Nothing in the data should change when you return it, but leave the pictures out.
::: SUPPLIED MATERIAL
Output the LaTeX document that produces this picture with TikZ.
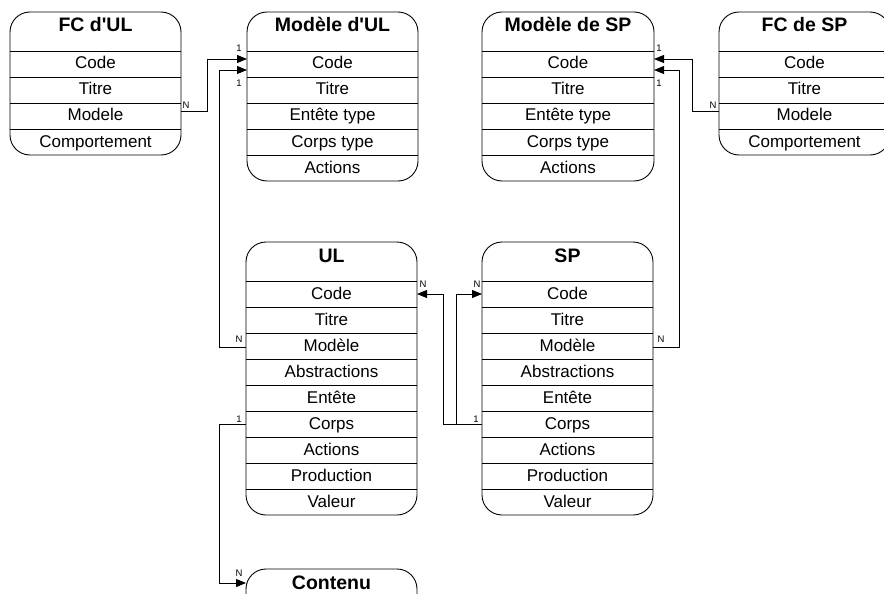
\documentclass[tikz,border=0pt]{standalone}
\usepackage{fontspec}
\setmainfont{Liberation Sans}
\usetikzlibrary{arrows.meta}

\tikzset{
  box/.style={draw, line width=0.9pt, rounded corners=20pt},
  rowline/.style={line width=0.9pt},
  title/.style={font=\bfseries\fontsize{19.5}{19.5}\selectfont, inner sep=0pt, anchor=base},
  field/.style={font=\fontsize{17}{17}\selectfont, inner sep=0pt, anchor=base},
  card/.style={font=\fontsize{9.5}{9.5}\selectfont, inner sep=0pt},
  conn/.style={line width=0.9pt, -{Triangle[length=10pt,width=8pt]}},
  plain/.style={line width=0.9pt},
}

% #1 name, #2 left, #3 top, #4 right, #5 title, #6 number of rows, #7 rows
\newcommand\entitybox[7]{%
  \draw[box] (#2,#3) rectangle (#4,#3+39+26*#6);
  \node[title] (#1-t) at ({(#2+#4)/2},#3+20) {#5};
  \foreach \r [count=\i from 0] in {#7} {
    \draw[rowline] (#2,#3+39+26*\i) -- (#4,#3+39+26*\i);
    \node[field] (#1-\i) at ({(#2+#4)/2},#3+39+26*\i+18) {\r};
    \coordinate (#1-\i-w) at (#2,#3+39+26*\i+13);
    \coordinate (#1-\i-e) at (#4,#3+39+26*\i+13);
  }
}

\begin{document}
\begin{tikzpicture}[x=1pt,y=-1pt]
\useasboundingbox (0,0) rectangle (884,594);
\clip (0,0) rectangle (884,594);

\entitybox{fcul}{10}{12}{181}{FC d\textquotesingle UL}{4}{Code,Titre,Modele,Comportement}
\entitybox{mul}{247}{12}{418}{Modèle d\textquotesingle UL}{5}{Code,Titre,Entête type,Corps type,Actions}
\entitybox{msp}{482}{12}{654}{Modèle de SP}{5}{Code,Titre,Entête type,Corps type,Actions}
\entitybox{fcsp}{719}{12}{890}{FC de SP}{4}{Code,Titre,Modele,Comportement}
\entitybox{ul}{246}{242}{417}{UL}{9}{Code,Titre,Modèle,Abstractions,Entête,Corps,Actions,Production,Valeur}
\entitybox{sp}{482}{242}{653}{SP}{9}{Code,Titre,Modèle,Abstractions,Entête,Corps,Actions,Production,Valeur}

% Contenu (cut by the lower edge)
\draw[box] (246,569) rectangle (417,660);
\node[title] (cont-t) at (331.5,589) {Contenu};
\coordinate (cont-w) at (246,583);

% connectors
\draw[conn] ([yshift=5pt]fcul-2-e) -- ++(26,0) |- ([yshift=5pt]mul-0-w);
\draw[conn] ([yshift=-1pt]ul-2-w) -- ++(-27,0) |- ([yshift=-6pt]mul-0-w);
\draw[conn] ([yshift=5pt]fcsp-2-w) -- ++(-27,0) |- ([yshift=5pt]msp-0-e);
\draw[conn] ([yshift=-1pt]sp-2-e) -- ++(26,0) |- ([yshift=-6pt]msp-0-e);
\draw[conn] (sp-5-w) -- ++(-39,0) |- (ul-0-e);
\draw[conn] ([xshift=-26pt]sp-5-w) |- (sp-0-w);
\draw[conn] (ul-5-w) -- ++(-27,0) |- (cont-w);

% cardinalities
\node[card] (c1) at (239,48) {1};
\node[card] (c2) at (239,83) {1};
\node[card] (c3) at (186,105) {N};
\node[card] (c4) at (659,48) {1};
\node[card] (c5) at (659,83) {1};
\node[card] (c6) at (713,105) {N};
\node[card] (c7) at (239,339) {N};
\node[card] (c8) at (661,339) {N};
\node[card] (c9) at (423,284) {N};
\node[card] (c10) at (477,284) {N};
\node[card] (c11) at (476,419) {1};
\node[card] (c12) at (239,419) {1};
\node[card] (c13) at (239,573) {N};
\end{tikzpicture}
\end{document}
::::::
* **RESULT OF THIS TASK**:
Output the LaTeX document that produces this picture with TikZ.
\documentclass[tikz,border=0pt]{standalone}
\usepackage{fontspec}
\setmainfont{Liberation Sans}
\usetikzlibrary{arrows.meta}

\tikzset{
  box/.style={draw, line width=0.9pt, rounded corners=20pt},
  rowline/.style={line width=0.9pt},
  title/.style={font=\bfseries\fontsize{19.5}{19.5}\selectfont, inner sep=0pt, anchor=base},
  field/.style={font=\fontsize{17}{17}\selectfont, inner sep=0pt, anchor=base},
  card/.style={font=\fontsize{9.5}{9.5}\selectfont, inner sep=0pt},
  conn/.style={line width=0.9pt, -{Triangle[length=10pt,width=8pt]}},
  plain/.style={line width=0.9pt},
}

% #1 name, #2 left, #3 top, #4 right, #5 title, #6 number of rows, #7 rows
\newcommand\entitybox[7]{%
  \draw[box] (#2,#3) rectangle (#4,#3+39+26*#6);
  \node[title] (#1-t) at ({(#2+#4)/2},#3+20) {#5};
  \foreach \r [count=\i from 0] in {#7} {
    \draw[rowline] (#2,#3+39+26*\i) -- (#4,#3+39+26*\i);
    \node[field] (#1-\i) at ({(#2+#4)/2},#3+39+26*\i+18) {\r};
    \coordinate (#1-\i-w) at (#2,#3+39+26*\i+13);
    \coordinate (#1-\i-e) at (#4,#3+39+26*\i+13);
  }
}

\begin{document}
\begin{tikzpicture}[x=1pt,y=-1pt]
\useasboundingbox (0,0) rectangle (884,594);
\clip (0,0) rectangle (884,594);

\entitybox{fcul}{10}{12}{181}{FC d\textquotesingle UL}{4}{Code,Titre,Modele,Comportement}
\entitybox{mul}{247}{12}{418}{Modèle d\textquotesingle UL}{5}{Code,Titre,Entête type,Corps type,Actions}
\entitybox{msp}{482}{12}{654}{Modèle de SP}{5}{Code,Titre,Entête type,Corps type,Actions}
\entitybox{fcsp}{719}{12}{890}{FC de SP}{4}{Code,Titre,Modele,Comportement}
\entitybox{ul}{246}{242}{417}{UL}{9}{Code,Titre,Modèle,Abstractions,Entête,Corps,Actions,Production,Valeur}
\entitybox{sp}{482}{242}{653}{SP}{9}{Code,Titre,Modèle,Abstractions,Entête,Corps,Actions,Production,Valeur}

% Contenu (cut by the lower edge)
\draw[box] (246,569) rectangle (417,660);
\node[title] (cont-t) at (331.5,589) {Contenu};
\coordinate (cont-w) at (246,583);

% connectors
\draw[conn] ([yshift=5pt]fcul-2-e) -- ++(26,0) |- ([yshift=5pt]mul-0-w);
\draw[conn] ([yshift=-1pt]ul-2-w) -- ++(-27,0) |- ([yshift=-6pt]mul-0-w);
\draw[conn] ([yshift=5pt]fcsp-2-w) -- ++(-27,0) |- ([yshift=5pt]msp-0-e);
\draw[conn] ([yshift=-1pt]sp-2-e) -- ++(26,0) |- ([yshift=-6pt]msp-0-e);
\draw[conn] (sp-5-w) -- ++(-39,0) |- (ul-0-e);
\draw[conn] ([xshift=-26pt]sp-5-w) |- (sp-0-w);
\draw[conn] (ul-5-w) -- ++(-27,0) |- (cont-w);

% cardinalities
\node[card] (c1) at (239,48) {1};
\node[card] (c2) at (239,83) {1};
\node[card] (c3) at (186,105) {N};
\node[card] (c4) at (659,48) {1};
\node[card] (c5) at (659,83) {1};
\node[card] (c6) at (713,105) {N};
\node[card] (c7) at (239,339) {N};
\node[card] (c8) at (661,339) {N};
\node[card] (c9) at (423,284) {N};
\node[card] (c10) at (477,284) {N};
\node[card] (c11) at (476,419) {1};
\node[card] (c12) at (239,419) {1};
\node[card] (c13) at (239,573) {N};
\end{tikzpicture}
\end{document}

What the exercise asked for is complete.